WORK TO COMPLETE → Below is a listing to transcribe in full and exactly; keep the pictures out.

====== INFORMATION PROVIDED

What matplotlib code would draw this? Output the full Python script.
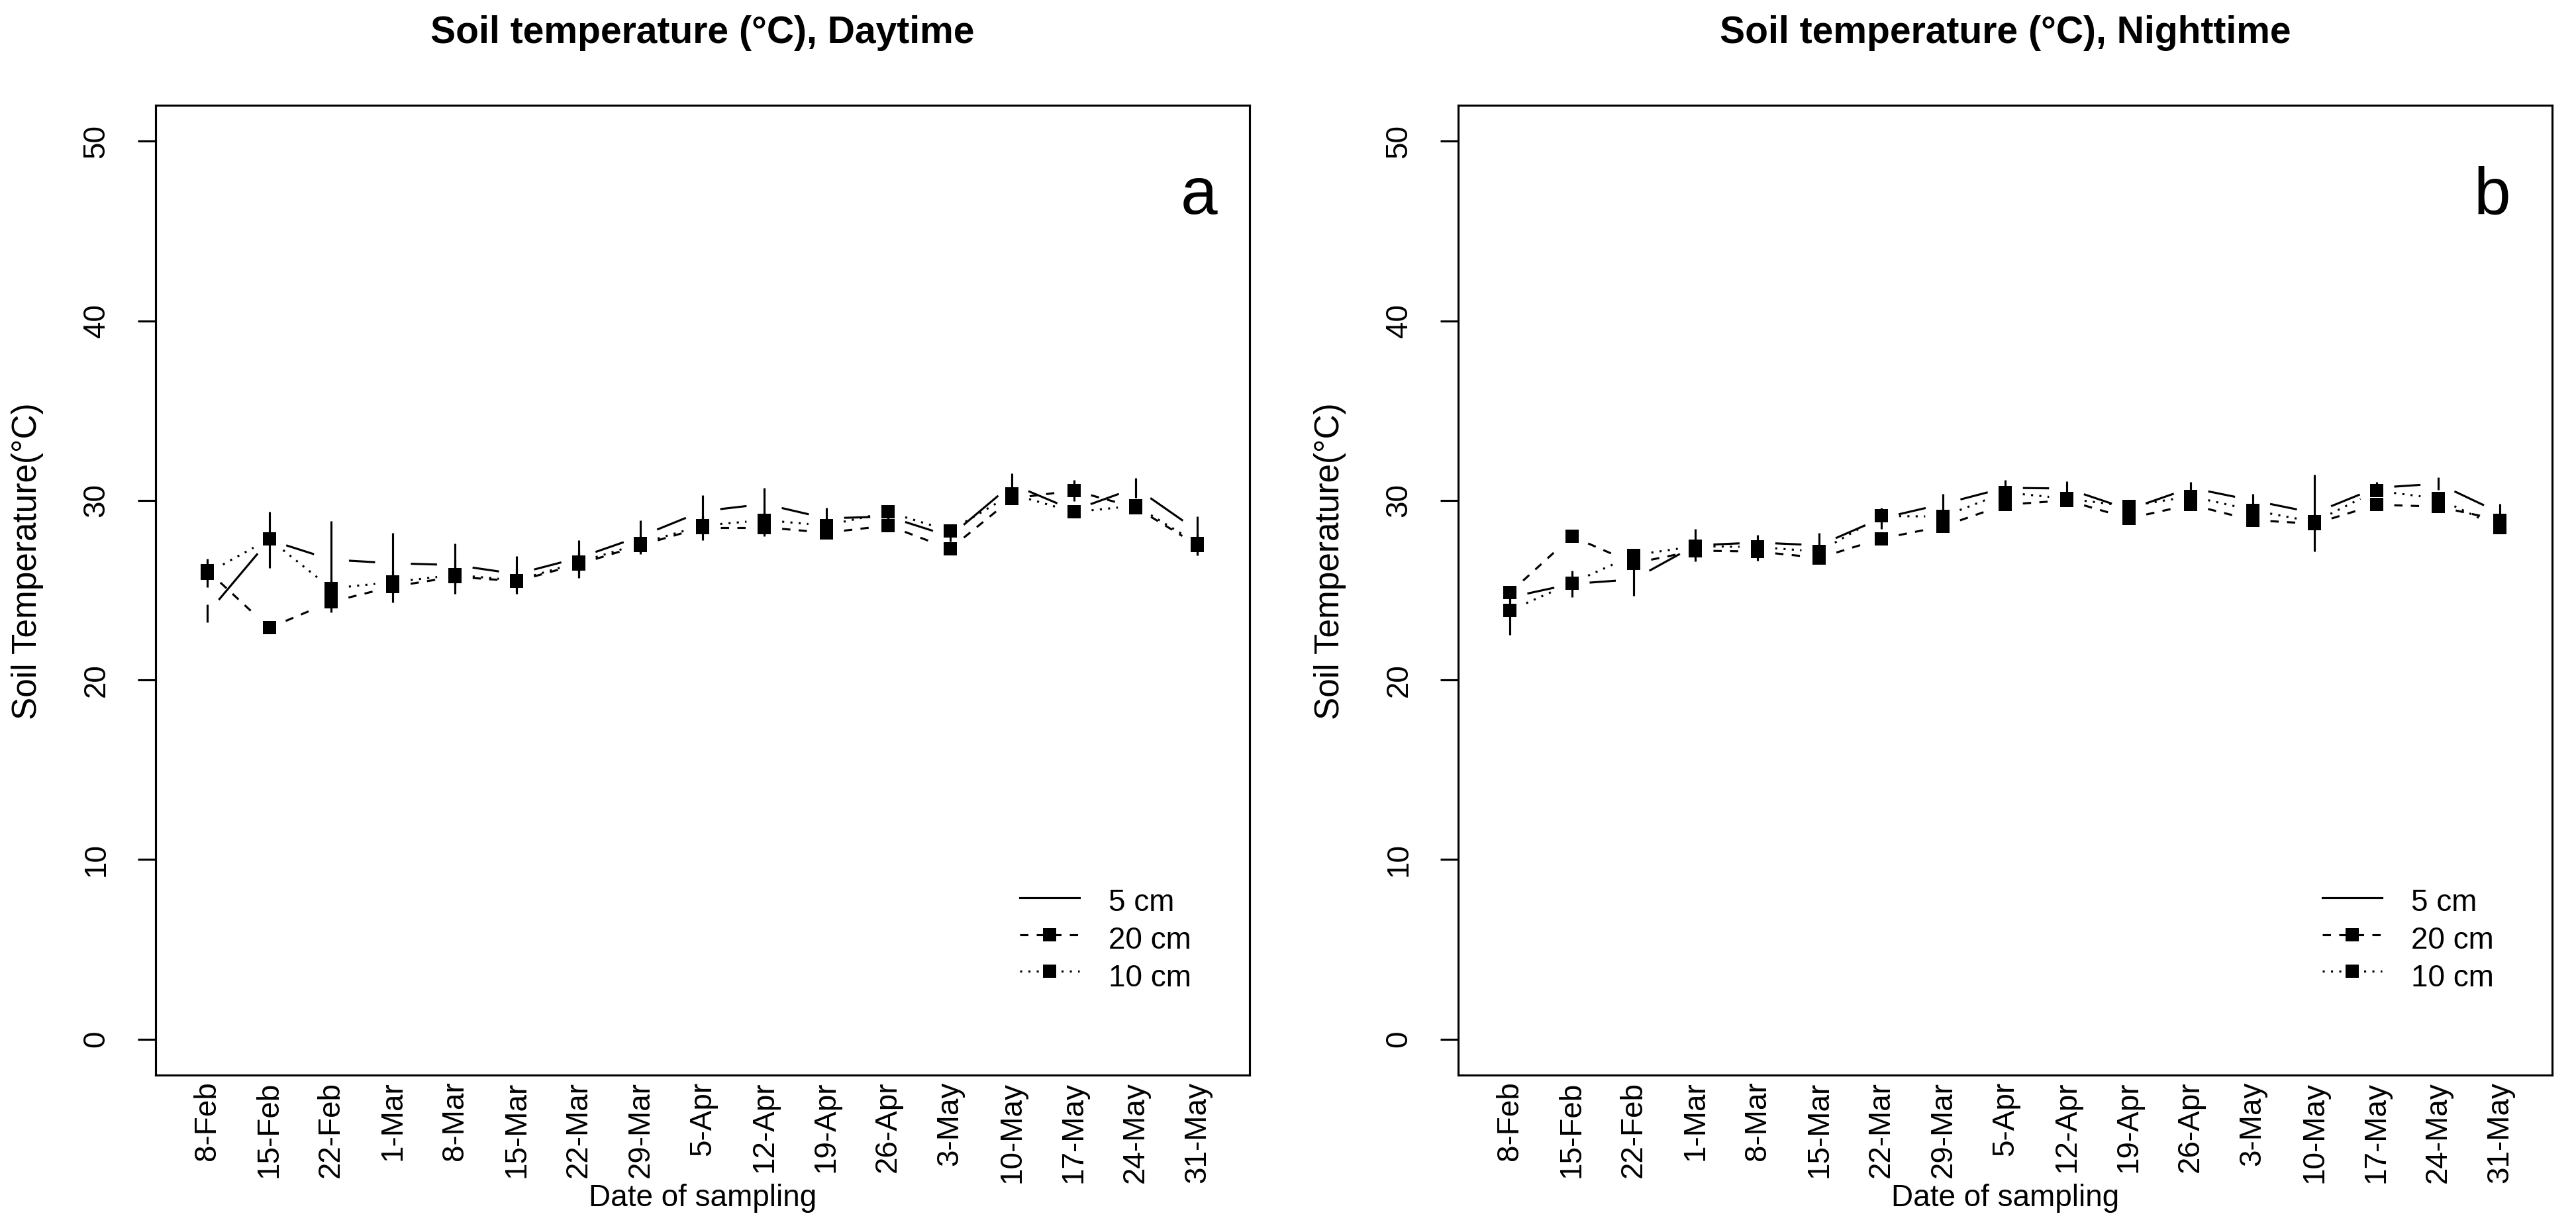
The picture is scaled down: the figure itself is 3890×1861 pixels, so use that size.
import numpy as np
import matplotlib
matplotlib.use("Agg")
import matplotlib.pyplot as plt

plt.rcParams['font.family'] = ['Liberation Sans', 'DejaVu Sans']

# Sampling dates (weekly)
dates = ['8-Feb', '15-Feb', '22-Feb', '1-Mar', '8-Mar', '15-Mar', '22-Mar', '29-Mar',
         '5-Apr', '12-Apr', '19-Apr', '26-Apr', '3-May', '10-May', '17-May', '24-May', '31-May']

# Daytime soil temperature (°C) and error
day_5cm = [23.7, 27.8, 26.7, 26.5, 26.4, 25.9, 26.8, 28.0, 29.4, 29.8, 29.0, 29.1, 28.0, 30.9, 29.45, 30.7, 28.3]
day_5cm_err = [0.5, 1.55, 2.15, 1.7, 1.2, 1.0, 1.0, 0.9, 0.9, 0.9, 0.6, 0.3, 0.3, 0.6, 0.3, 0.55, 0.8]
day_20cm = [26.1, 22.9, 24.35, 25.2, 25.75, 25.5, 26.45, 27.5, 28.5, 28.5, 28.2, 28.6, 27.3, 30.1, 30.55, 29.6, 27.5]
day_20cm_err = [0.55, 0.2, 0.58, 0.9, 0.95, 0.7, 0.75, 0.5, 0.7, 0.5, 0.3, 0.3, 0.3, 0.3, 0.6, 0.3, 0.57]
day_10cm = [25.95, 27.85, 25.1, 25.45, 25.85, 25.55, 26.55, 27.6, 28.6, 28.9, 28.6, 29.35, 28.3, 30.35, 29.35, 29.7, 27.6]
day_10cm_err = [0.8, 0.3, 0.5, 0.4, 0.5, 0.4, 0.5, 0.4, 0.5, 0.5, 0.3, 0.3, 0.3, 0.3, 0.3, 0.3, 0.5]

# Nighttime soil temperature (°C) and error
night_5cm = [24.6, 25.35, 25.6, 27.5, 27.65, 27.5, 29.0, 29.8, 30.7, 30.66, 29.5, 30.7, 30.0, 29.3, 30.7, 30.93, 29.3]
night_5cm_err = [0.3, 0.75, 0.9, 0.9, 0.42, 0.7, 0.6, 0.55, 0.45, 0.4, 0.3, 0.33, 0.35, 2.15, 0.33, 0.35, 0.5]
night_20cm = [24.86, 28.0, 26.5, 27.2, 27.15, 26.8, 27.87, 28.56, 29.76, 30.0, 29.0, 29.76, 28.9, 28.7, 29.76, 29.65, 28.9]
night_20cm_err = [0.3, 0.2, 0.3, 0.3, 0.5, 0.3, 0.3, 0.3, 0.3, 0.3, 0.3, 0.3, 0.3, 0.3, 0.3, 0.3, 0.3]
night_10cm = [23.87, 25.4, 26.95, 27.45, 27.4, 27.15, 29.13, 29.1, 30.44, 30.1, 29.67, 30.23, 29.45, 28.8, 30.54, 30.1, 28.47]
night_10cm_err = [1.37, 0.3, 0.3, 0.3, 0.3, 0.3, 0.3, 0.3, 0.3, 0.3, 0.3, 0.3, 0.3, 0.3, 0.3, 0.3, 0.3]

W, H = 3890, 1861
LW = 2.25          # line width (pt)
GAP = 27           # gap around points (px), like R type="b"
FS = 33            # base font size
DASHED = (0, (4, 4))
DOTTED = (0, (1, 3))


def gapped_line(ax, x, y, ls):
    """Draw point-to-point segments leaving a gap round each point"""
    pts = ax.transData.transform(np.column_stack([x, y]))
    inv = ax.transData.inverted()
    for i in range(len(pts) - 1):
        p0, p1 = pts[i], pts[i + 1]
        d = p1 - p0
        L = np.hypot(d[0], d[1])
        if L <= 2 * GAP:
            continue
        u = d / L
        a = inv.transform(p0 + u * GAP)
        b = inv.transform(p1 - u * GAP)
        ax.plot([a[0], b[0]], [a[1], b[1]], color='black', lw=LW, ls=ls,
                solid_capstyle='butt', dash_capstyle='butt')


def draw_panel(left_px, title, letter, letter_x, s5, e5, s20, e20, s10, e10):
    ax = fig.add_axes([left_px / W, (H - 1624) / H, 1652 / W, 1465 / H])
    x = np.arange(1, len(dates) + 1)
    ax.set_xlim(0.165, 17.84)
    ax.set_ylim(-2, 52)

    # error bars
    for s, e in [(s5, e5), (s20, e20), (s10, e10)]:
        s = np.array(s)
        e = np.array(e)
        ax.vlines(x, s - e, s + e, color='black', lw=LW)

    # lines with gaps
    gapped_line(ax, x, s5, '-')
    gapped_line(ax, x, s20, DASHED)
    gapped_line(ax, x, s10, DOTTED)

    # square markers for 20 cm and 10 cm
    ax.plot(x, s20, 's', color='black', ms=14.4, mew=0, zorder=5)
    ax.plot(x, s10, 's', color='black', ms=14.4, mew=0, zorder=5)

    # axes styling
    for sp in ax.spines.values():
        sp.set_linewidth(LW)
    ax.set_yticks([0, 10, 20, 30, 40, 50])
    ax.set_yticklabels(['0', '10', '20', '30', '40', '50'])
    ax.tick_params(axis='y', length=19.5, width=LW, pad=29, labelsize=FS, labelrotation=90)
    for lab in ax.get_yticklabels():
        lab.set_va('center')
    ax.set_xticks(x)
    ax.set_xticklabels(dates)
    ax.tick_params(axis='x', length=0, pad=7, labelsize=FS, labelrotation=90)

    ax.set_xlabel('Date of sampling', fontsize=FS)
    ax.xaxis.set_label_coords(0.5, -0.112)
    ax.set_ylabel('Soil Temperature(°C)', fontsize=37, va='center')
    ax.yaxis.set_label_coords(-0.117, 0.53)

    ax.text(0.5, 1.0642, title, transform=ax.transAxes, ha='center', va='baseline',
            fontsize=41, fontweight='bold')
    ax.text(letter_x, 0.888, letter, transform=ax.transAxes, ha='center', va='baseline',
            fontsize=72)

    # legend, drawn by hand like R's legend()
    x0, x1, xt = 0.7897, 0.8442, 0.8709
    rows = [(0.1829, 0.1693, '5 cm', '-', False),
            (0.1449, 0.1307, '20 cm', DASHED, True),
            (0.1072, 0.0918, '10 cm', DOTTED, True)]
    for yl, yb, lab, ls, mark in rows:
        ax.plot([x0, x1], [yl, yl], transform=ax.transAxes, color='black', lw=LW, ls=ls,
                dash_capstyle='butt')
        if mark:
            ax.plot([(x0 + x1) / 2], [yl], 's', transform=ax.transAxes, color='black',
                    ms=14.4, mew=0)
        ax.text(xt, yb, lab, transform=ax.transAxes, ha='left', va='baseline', fontsize=FS)
    return ax


fig = plt.figure(figsize=(W / 100, H / 100), dpi=100)
draw_panel(235, 'Soil temperature (°C), Daytime', 'a', 0.954,
           day_5cm, day_5cm_err, day_20cm, day_20cm_err, day_10cm, day_10cm_err)
draw_panel(2202, 'Soil temperature (°C), Nighttime', 'b', 0.945,
           night_5cm, night_5cm_err, night_20cm, night_20cm_err, night_10cm, night_10cm_err)

fig.savefig('out.png', dpi=100, facecolor='white')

============

SOLUTION FOR THIS EXERCISE →
What matplotlib code would draw this? Output the full Python script.
The picture is scaled down: the figure itself is 3890×1861 pixels, so use that size.
import numpy as np
import matplotlib
matplotlib.use("Agg")
import matplotlib.pyplot as plt

plt.rcParams['font.family'] = ['Liberation Sans', 'DejaVu Sans']

# Sampling dates (weekly)
dates = ['8-Feb', '15-Feb', '22-Feb', '1-Mar', '8-Mar', '15-Mar', '22-Mar', '29-Mar',
         '5-Apr', '12-Apr', '19-Apr', '26-Apr', '3-May', '10-May', '17-May', '24-May', '31-May']

# Daytime soil temperature (°C) and error
day_5cm = [23.7, 27.8, 26.7, 26.5, 26.4, 25.9, 26.8, 28.0, 29.4, 29.8, 29.0, 29.1, 28.0, 30.9, 29.45, 30.7, 28.3]
day_5cm_err = [0.5, 1.55, 2.15, 1.7, 1.2, 1.0, 1.0, 0.9, 0.9, 0.9, 0.6, 0.3, 0.3, 0.6, 0.3, 0.55, 0.8]
day_20cm = [26.1, 22.9, 24.35, 25.2, 25.75, 25.5, 26.45, 27.5, 28.5, 28.5, 28.2, 28.6, 27.3, 30.1, 30.55, 29.6, 27.5]
day_20cm_err = [0.55, 0.2, 0.58, 0.9, 0.95, 0.7, 0.75, 0.5, 0.7, 0.5, 0.3, 0.3, 0.3, 0.3, 0.6, 0.3, 0.57]
day_10cm = [25.95, 27.85, 25.1, 25.45, 25.85, 25.55, 26.55, 27.6, 28.6, 28.9, 28.6, 29.35, 28.3, 30.35, 29.35, 29.7, 27.6]
day_10cm_err = [0.8, 0.3, 0.5, 0.4, 0.5, 0.4, 0.5, 0.4, 0.5, 0.5, 0.3, 0.3, 0.3, 0.3, 0.3, 0.3, 0.5]

# Nighttime soil temperature (°C) and error
night_5cm = [24.6, 25.35, 25.6, 27.5, 27.65, 27.5, 29.0, 29.8, 30.7, 30.66, 29.5, 30.7, 30.0, 29.3, 30.7, 30.93, 29.3]
night_5cm_err = [0.3, 0.75, 0.9, 0.9, 0.42, 0.7, 0.6, 0.55, 0.45, 0.4, 0.3, 0.33, 0.35, 2.15, 0.33, 0.35, 0.5]
night_20cm = [24.86, 28.0, 26.5, 27.2, 27.15, 26.8, 27.87, 28.56, 29.76, 30.0, 29.0, 29.76, 28.9, 28.7, 29.76, 29.65, 28.9]
night_20cm_err = [0.3, 0.2, 0.3, 0.3, 0.5, 0.3, 0.3, 0.3, 0.3, 0.3, 0.3, 0.3, 0.3, 0.3, 0.3, 0.3, 0.3]
night_10cm = [23.87, 25.4, 26.95, 27.45, 27.4, 27.15, 29.13, 29.1, 30.44, 30.1, 29.67, 30.23, 29.45, 28.8, 30.54, 30.1, 28.47]
night_10cm_err = [1.37, 0.3, 0.3, 0.3, 0.3, 0.3, 0.3, 0.3, 0.3, 0.3, 0.3, 0.3, 0.3, 0.3, 0.3, 0.3, 0.3]

W, H = 3890, 1861
LW = 2.25          # line width (pt)
GAP = 27           # gap around points (px), like R type="b"
FS = 33            # base font size
DASHED = (0, (4, 4))
DOTTED = (0, (1, 3))


def gapped_line(ax, x, y, ls):
    """Draw point-to-point segments leaving a gap round each point"""
    pts = ax.transData.transform(np.column_stack([x, y]))
    inv = ax.transData.inverted()
    for i in range(len(pts) - 1):
        p0, p1 = pts[i], pts[i + 1]
        d = p1 - p0
        L = np.hypot(d[0], d[1])
        if L <= 2 * GAP:
            continue
        u = d / L
        a = inv.transform(p0 + u * GAP)
        b = inv.transform(p1 - u * GAP)
        ax.plot([a[0], b[0]], [a[1], b[1]], color='black', lw=LW, ls=ls,
                solid_capstyle='butt', dash_capstyle='butt')


def draw_panel(left_px, title, letter, letter_x, s5, e5, s20, e20, s10, e10):
    ax = fig.add_axes([left_px / W, (H - 1624) / H, 1652 / W, 1465 / H])
    x = np.arange(1, len(dates) + 1)
    ax.set_xlim(0.165, 17.84)
    ax.set_ylim(-2, 52)

    # error bars
    for s, e in [(s5, e5), (s20, e20), (s10, e10)]:
        s = np.array(s)
        e = np.array(e)
        ax.vlines(x, s - e, s + e, color='black', lw=LW)

    # lines with gaps
    gapped_line(ax, x, s5, '-')
    gapped_line(ax, x, s20, DASHED)
    gapped_line(ax, x, s10, DOTTED)

    # square markers for 20 cm and 10 cm
    ax.plot(x, s20, 's', color='black', ms=14.4, mew=0, zorder=5)
    ax.plot(x, s10, 's', color='black', ms=14.4, mew=0, zorder=5)

    # axes styling
    for sp in ax.spines.values():
        sp.set_linewidth(LW)
    ax.set_yticks([0, 10, 20, 30, 40, 50])
    ax.set_yticklabels(['0', '10', '20', '30', '40', '50'])
    ax.tick_params(axis='y', length=19.5, width=LW, pad=29, labelsize=FS, labelrotation=90)
    for lab in ax.get_yticklabels():
        lab.set_va('center')
    ax.set_xticks(x)
    ax.set_xticklabels(dates)
    ax.tick_params(axis='x', length=0, pad=7, labelsize=FS, labelrotation=90)

    ax.set_xlabel('Date of sampling', fontsize=FS)
    ax.xaxis.set_label_coords(0.5, -0.112)
    ax.set_ylabel('Soil Temperature(°C)', fontsize=37, va='center')
    ax.yaxis.set_label_coords(-0.117, 0.53)

    ax.text(0.5, 1.0642, title, transform=ax.transAxes, ha='center', va='baseline',
            fontsize=41, fontweight='bold')
    ax.text(letter_x, 0.888, letter, transform=ax.transAxes, ha='center', va='baseline',
            fontsize=72)

    # legend, drawn by hand like R's legend()
    x0, x1, xt = 0.7897, 0.8442, 0.8709
    rows = [(0.1829, 0.1693, '5 cm', '-', False),
            (0.1449, 0.1307, '20 cm', DASHED, True),
            (0.1072, 0.0918, '10 cm', DOTTED, True)]
    for yl, yb, lab, ls, mark in rows:
        ax.plot([x0, x1], [yl, yl], transform=ax.transAxes, color='black', lw=LW, ls=ls,
                dash_capstyle='butt')
        if mark:
            ax.plot([(x0 + x1) / 2], [yl], 's', transform=ax.transAxes, color='black',
                    ms=14.4, mew=0)
        ax.text(xt, yb, lab, transform=ax.transAxes, ha='left', va='baseline', fontsize=FS)
    return ax


fig = plt.figure(figsize=(W / 100, H / 100), dpi=100)
draw_panel(235, 'Soil temperature (°C), Daytime', 'a', 0.954,
           day_5cm, day_5cm_err, day_20cm, day_20cm_err, day_10cm, day_10cm_err)
draw_panel(2202, 'Soil temperature (°C), Nighttime', 'b', 0.945,
           night_5cm, night_5cm_err, night_20cm, night_20cm_err, night_10cm, night_10cm_err)

fig.savefig('out.png', dpi=100, facecolor='white')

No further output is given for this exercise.